Behavioral economics accepts the human brain as it is and develops techniques to alter the environment in which individuals operate. Creating an environment that encourages people to be more thoughtful and avoids the flaws in their decision-making processes. We can also activate the more effective decision-making processes that people don’t use when they’re distracted or off track.
Behavioral economics terms
Bounded rationality: It is a fact that states people’s cognitive ability is limited and they don’t always make the right decision from an economist’s point of view. Reasons can be time and lack of research.
Bounded self-interest: This idea states that people often end up choosing less optimal option for them and not always work towards their goals. E.g. volunteering activities.

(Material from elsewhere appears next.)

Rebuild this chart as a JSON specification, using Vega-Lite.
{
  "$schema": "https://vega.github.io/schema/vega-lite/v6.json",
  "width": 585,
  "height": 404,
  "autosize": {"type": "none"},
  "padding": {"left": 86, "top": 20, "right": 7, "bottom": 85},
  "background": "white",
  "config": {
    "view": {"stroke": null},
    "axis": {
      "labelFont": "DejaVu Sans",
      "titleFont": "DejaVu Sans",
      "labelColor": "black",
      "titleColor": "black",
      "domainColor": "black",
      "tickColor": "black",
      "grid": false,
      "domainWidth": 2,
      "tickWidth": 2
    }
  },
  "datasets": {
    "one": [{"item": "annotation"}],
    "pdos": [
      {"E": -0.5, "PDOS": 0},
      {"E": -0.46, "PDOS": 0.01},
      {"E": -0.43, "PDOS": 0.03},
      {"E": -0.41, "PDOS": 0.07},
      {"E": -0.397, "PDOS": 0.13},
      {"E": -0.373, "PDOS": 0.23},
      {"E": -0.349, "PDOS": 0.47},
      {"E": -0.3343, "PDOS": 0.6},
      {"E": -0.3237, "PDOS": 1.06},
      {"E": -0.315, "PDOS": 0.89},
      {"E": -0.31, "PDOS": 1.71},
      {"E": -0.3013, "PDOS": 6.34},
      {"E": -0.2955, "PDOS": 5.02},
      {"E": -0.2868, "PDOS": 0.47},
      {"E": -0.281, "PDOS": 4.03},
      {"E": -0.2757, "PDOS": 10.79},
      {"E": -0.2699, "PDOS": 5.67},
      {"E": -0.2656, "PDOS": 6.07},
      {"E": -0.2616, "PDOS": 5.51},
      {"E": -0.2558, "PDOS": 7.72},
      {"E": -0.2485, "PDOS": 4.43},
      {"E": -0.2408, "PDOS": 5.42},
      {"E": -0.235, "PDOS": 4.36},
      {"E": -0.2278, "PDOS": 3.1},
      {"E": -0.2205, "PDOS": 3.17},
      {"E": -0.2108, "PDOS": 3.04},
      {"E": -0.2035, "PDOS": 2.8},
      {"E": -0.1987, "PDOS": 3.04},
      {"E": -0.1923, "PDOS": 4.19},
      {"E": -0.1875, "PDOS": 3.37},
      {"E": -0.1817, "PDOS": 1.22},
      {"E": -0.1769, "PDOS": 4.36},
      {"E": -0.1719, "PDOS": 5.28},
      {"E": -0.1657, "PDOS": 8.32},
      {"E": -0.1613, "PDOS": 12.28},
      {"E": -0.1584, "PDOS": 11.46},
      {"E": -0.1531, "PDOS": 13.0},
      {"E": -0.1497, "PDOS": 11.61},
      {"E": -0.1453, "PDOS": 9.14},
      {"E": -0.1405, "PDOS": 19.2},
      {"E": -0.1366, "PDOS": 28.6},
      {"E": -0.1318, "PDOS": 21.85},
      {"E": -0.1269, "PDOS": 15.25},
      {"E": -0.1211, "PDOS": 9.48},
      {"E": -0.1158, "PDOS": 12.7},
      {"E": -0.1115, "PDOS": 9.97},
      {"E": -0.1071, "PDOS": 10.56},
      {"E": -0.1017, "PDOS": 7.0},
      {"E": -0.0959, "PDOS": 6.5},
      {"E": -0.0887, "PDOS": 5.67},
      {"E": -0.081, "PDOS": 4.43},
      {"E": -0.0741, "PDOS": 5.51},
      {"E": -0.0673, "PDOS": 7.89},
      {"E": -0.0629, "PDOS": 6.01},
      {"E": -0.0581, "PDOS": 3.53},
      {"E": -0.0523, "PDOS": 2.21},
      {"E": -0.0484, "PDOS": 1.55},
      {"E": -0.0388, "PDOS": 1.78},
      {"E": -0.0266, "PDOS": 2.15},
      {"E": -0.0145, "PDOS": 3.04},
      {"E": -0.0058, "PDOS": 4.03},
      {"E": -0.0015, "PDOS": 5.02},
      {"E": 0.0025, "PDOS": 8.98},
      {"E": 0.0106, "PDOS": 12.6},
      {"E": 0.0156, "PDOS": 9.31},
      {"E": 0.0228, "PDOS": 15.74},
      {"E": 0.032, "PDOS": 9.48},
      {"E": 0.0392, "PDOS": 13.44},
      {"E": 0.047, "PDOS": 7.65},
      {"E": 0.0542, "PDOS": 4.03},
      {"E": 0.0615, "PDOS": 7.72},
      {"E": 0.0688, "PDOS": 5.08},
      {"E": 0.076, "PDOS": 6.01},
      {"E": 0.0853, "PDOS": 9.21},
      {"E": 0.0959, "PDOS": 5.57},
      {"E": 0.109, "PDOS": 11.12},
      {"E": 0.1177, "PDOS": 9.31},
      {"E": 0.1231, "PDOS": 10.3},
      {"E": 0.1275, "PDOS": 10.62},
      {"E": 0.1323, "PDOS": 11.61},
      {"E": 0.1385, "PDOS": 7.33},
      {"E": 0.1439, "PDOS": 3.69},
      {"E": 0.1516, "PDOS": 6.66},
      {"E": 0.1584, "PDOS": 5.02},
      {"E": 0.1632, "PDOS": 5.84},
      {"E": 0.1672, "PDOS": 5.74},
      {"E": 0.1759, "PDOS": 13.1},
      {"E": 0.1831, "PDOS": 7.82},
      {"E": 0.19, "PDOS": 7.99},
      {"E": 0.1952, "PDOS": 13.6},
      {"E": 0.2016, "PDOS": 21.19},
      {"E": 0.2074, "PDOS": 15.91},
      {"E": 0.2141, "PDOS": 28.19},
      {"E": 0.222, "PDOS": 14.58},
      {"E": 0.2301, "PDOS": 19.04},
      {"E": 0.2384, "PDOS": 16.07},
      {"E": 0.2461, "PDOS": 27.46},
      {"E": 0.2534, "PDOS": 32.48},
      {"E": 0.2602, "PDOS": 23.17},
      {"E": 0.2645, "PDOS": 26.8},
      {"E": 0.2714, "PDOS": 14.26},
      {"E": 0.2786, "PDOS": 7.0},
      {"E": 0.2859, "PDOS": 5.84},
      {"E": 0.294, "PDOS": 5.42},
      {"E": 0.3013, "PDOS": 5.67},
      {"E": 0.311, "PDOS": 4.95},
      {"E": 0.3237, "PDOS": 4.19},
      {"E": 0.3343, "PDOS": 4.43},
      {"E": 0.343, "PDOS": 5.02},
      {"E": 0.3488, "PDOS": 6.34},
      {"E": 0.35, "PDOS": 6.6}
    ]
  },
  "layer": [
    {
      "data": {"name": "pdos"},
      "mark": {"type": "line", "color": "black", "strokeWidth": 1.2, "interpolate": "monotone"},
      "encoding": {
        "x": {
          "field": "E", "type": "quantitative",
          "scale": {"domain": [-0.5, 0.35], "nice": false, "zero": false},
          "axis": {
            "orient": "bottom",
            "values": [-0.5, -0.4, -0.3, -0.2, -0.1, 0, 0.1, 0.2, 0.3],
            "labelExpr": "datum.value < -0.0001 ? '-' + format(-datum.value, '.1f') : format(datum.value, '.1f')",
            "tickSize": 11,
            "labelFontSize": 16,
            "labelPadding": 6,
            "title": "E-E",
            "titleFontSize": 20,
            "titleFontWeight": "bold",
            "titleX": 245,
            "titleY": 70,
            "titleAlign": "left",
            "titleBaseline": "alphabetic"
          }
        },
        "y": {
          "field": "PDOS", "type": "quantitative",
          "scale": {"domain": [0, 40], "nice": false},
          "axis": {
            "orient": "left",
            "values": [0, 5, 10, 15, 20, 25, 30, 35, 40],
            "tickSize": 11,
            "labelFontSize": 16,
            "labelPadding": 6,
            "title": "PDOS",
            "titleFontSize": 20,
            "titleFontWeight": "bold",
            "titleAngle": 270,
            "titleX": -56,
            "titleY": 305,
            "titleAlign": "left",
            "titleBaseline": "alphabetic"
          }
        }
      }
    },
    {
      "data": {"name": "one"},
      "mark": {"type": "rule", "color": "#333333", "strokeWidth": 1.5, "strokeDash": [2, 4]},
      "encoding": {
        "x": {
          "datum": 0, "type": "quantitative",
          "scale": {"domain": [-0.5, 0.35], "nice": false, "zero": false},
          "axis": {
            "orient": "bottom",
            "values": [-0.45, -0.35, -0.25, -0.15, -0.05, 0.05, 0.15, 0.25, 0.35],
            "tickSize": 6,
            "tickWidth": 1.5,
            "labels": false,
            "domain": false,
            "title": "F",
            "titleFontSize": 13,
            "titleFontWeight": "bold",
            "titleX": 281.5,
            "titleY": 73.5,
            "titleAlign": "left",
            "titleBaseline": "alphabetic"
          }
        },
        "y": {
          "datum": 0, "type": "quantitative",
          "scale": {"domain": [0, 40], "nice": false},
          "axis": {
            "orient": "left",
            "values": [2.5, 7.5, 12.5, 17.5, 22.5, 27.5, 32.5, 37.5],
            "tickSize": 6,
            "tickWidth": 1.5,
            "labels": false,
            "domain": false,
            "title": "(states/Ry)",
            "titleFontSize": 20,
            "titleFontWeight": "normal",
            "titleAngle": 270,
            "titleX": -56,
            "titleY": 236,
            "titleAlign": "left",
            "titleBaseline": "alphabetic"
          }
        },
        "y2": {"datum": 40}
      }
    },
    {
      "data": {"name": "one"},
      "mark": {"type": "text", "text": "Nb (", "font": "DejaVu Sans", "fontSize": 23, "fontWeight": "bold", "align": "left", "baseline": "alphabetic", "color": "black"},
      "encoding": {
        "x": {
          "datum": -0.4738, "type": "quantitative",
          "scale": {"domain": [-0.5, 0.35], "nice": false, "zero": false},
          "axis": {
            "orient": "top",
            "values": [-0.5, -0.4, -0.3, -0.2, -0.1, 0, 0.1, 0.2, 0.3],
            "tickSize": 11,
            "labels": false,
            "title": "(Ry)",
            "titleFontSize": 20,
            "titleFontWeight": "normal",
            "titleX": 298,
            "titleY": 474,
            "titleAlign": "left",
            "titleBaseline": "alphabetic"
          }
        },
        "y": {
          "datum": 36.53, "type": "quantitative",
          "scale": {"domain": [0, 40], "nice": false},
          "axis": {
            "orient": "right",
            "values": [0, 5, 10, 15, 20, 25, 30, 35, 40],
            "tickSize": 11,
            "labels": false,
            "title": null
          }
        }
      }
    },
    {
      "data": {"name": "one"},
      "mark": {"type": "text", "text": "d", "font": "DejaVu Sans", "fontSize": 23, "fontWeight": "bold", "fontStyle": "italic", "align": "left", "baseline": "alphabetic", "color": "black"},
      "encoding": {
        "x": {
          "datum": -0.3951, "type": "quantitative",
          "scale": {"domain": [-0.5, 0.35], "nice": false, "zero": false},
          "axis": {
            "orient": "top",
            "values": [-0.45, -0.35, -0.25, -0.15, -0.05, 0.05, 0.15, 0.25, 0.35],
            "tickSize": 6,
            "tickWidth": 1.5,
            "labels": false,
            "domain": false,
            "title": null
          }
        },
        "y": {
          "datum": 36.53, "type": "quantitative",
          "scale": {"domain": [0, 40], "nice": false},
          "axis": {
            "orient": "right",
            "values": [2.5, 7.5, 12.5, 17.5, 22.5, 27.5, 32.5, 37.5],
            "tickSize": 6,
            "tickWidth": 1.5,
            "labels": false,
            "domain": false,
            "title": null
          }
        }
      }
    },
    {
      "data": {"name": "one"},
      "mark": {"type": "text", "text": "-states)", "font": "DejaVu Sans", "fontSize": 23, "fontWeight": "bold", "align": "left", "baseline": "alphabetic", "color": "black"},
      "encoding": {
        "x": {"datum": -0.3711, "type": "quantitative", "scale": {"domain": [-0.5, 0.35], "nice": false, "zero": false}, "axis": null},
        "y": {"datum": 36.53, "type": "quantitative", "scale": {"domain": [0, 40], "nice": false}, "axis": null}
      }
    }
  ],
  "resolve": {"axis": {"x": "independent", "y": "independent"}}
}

Bounded willpower: This idea shows how humans pick short term benefit choices over incremental progress even after understanding of the optimal choice. For example, exercise procrastination.
Loss aversion: This is the idea that states that people are more averse to losses than they are eager to make gains.

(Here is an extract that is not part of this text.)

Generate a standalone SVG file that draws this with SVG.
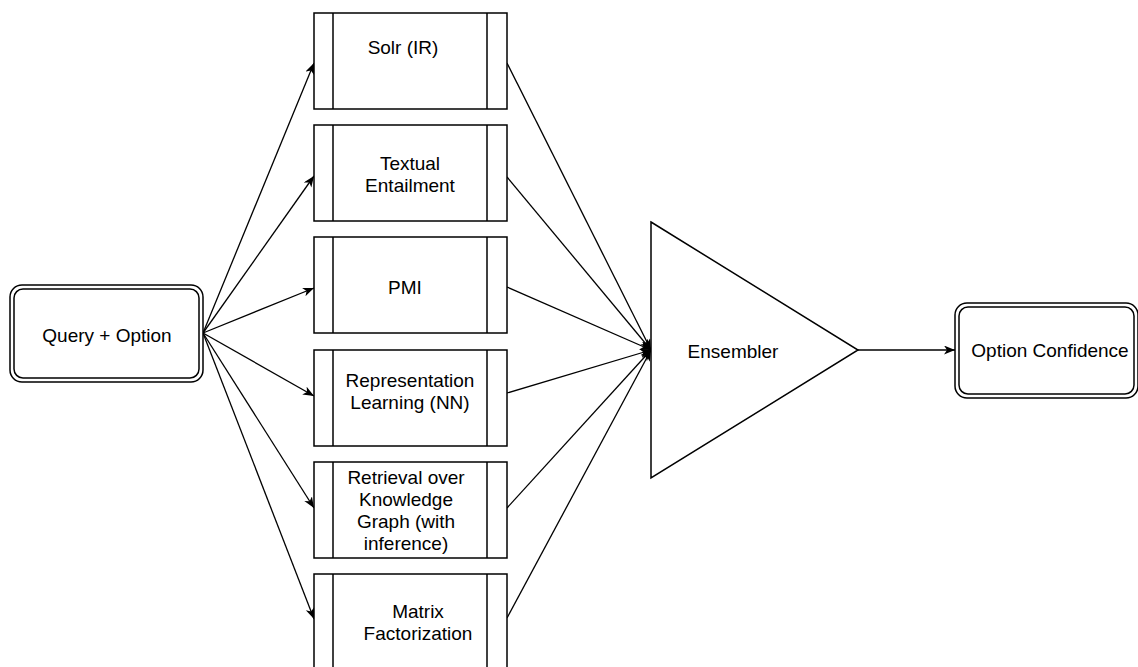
<svg xmlns="http://www.w3.org/2000/svg" width="1138" height="667" viewBox="0 0 1138 667">
<style>
text{font-family:"Liberation Sans",Arial,sans-serif;font-size:19px;fill:#000;text-anchor:middle}
.b{fill:#fff;stroke:#000;stroke-width:1.5}
.l{fill:none;stroke:#000;stroke-width:1.5}
.c{fill:none;stroke:#000;stroke-width:1.3}
</style>
<defs>
<marker id="a" markerUnits="userSpaceOnUse" markerWidth="12" markerHeight="10" refX="11" refY="4.5" orient="auto">
<path d="M0,0 L11,4.5 L0,9 L3,4.5 z" fill="#000"/>
</marker>
</defs>
<g id="connectors">
<line class="c" x1="203" y1="333" x2="314" y2="63" marker-end="url(#a)"/>
<line class="c" x1="203" y1="333" x2="314" y2="176" marker-end="url(#a)"/>
<line class="c" x1="203" y1="333" x2="314" y2="288" marker-end="url(#a)"/>
<line class="c" x1="203" y1="333" x2="314" y2="396" marker-end="url(#a)"/>
<line class="c" x1="203" y1="333" x2="314" y2="508" marker-end="url(#a)"/>
<line class="c" x1="203" y1="333" x2="314" y2="619" marker-end="url(#a)"/>
<line class="c" x1="507" y1="63" x2="651" y2="350" marker-end="url(#a)"/>
<line class="c" x1="507" y1="177" x2="651" y2="350" marker-end="url(#a)"/>
<line class="c" x1="507" y1="287" x2="651" y2="350" marker-end="url(#a)"/>
<line class="c" x1="507" y1="393" x2="651" y2="350" marker-end="url(#a)"/>
<line class="c" x1="507" y1="508" x2="651" y2="350" marker-end="url(#a)"/>
<line class="c" x1="507" y1="618" x2="651" y2="350" marker-end="url(#a)"/>
<line class="c" x1="858" y1="350" x2="955" y2="350" marker-end="url(#a)"/>
</g>
<g id="query">
<rect class="b" x="10" y="285" width="193" height="97" rx="12"/>
<rect class="l" x="14" y="289" width="185" height="89" rx="9"/>
<text x="107" y="341.5">Query + Option</text>
</g>
<g id="solr">
<rect class="b" x="314" y="13" width="193" height="96"/>
<line class="l" x1="333" y1="13" x2="333" y2="109"/><line class="l" x1="487" y1="13" x2="487" y2="109"/>
<text x="403" y="53.5">Solr (IR)</text>
</g>
<g id="textual">
<rect class="b" x="314" y="125" width="193" height="96"/>
<line class="l" x1="333" y1="125" x2="333" y2="221"/><line class="l" x1="487" y1="125" x2="487" y2="221"/>
<text x="410" y="169.5">Textual</text>
<text x="410" y="191.5">Entailment</text>
</g>
<g id="pmi">
<rect class="b" x="314" y="237" width="193" height="96"/>
<line class="l" x1="333" y1="237" x2="333" y2="333"/><line class="l" x1="487" y1="237" x2="487" y2="333"/>
<text x="405" y="293.5">PMI</text>
</g>
<g id="repr">
<rect class="b" x="314" y="350" width="193" height="96"/>
<line class="l" x1="333" y1="350" x2="333" y2="446"/><line class="l" x1="487" y1="350" x2="487" y2="446"/>
<text x="410" y="386.5">Representation</text>
<text x="410" y="408.5">Learning (NN)</text>
</g>
<g id="retrieval">
<rect class="b" x="314" y="462" width="193" height="96"/>
<line class="l" x1="333" y1="462" x2="333" y2="558"/><line class="l" x1="487" y1="462" x2="487" y2="558"/>
<text x="406" y="483.5">Retrieval over</text>
<text x="406" y="505.5">Knowledge</text>
<text x="406" y="527.5">Graph (with</text>
<text x="406" y="549.5">inference)</text>
</g>
<g id="matrix">
<rect class="b" x="314" y="574" width="193" height="96"/>
<line class="l" x1="333" y1="574" x2="333" y2="670"/><line class="l" x1="487" y1="574" x2="487" y2="670"/>
<text x="418" y="618">Matrix</text>
<text x="418" y="640">Factorization</text>
</g>
<g id="ensembler">
<polygon class="b" points="651,222 858,350 651,478"/>
<text x="733" y="357.5">Ensembler</text>
</g>
<g id="confidence">
<rect class="b" x="955" y="303" width="183" height="95" rx="12"/>
<rect class="l" x="959" y="307" width="175" height="87" rx="9"/>
<text x="1050" y="356.5">Option Confidence</text>
</g>
</svg>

Prospect theory: prospect theory refers to the empirical observations made by Kahneman and Tversky in the year 1979.
They asked people to imagine themselves in various hypothetical situations, including wins and losses.
The sunk-cost fallacy is the idea that people will continue to invest in a losing project simply because they are already heavily invested, even if it means risking more losses.
Mental accounting is the idea which states that people think about money differently.
The availability heuristic: It refers to the idea that people mostly rely on recalled information, not actual data, when evaluating the likelihood of a particular outcome which makes their decisions irrational.
As businesses and organizations recognise their customers are irrational, an effective strategy to include behavioural economics into the company’s decision-making rules affecting internal and external stakeholders may prove worthwhile if done correctly.
Nobel laureates Gary Becker (motives, consumer mistakes; 1992), Herbert Simon (bounded rationality; 1978), Daniel Kahneman (illusion of validity, anchoring bias; 2002), George Akerlof (procrastination; 2001), and Richard H. Thaler (procrastination; 2001) are notable figures in behavioral economics (nudging, 2017).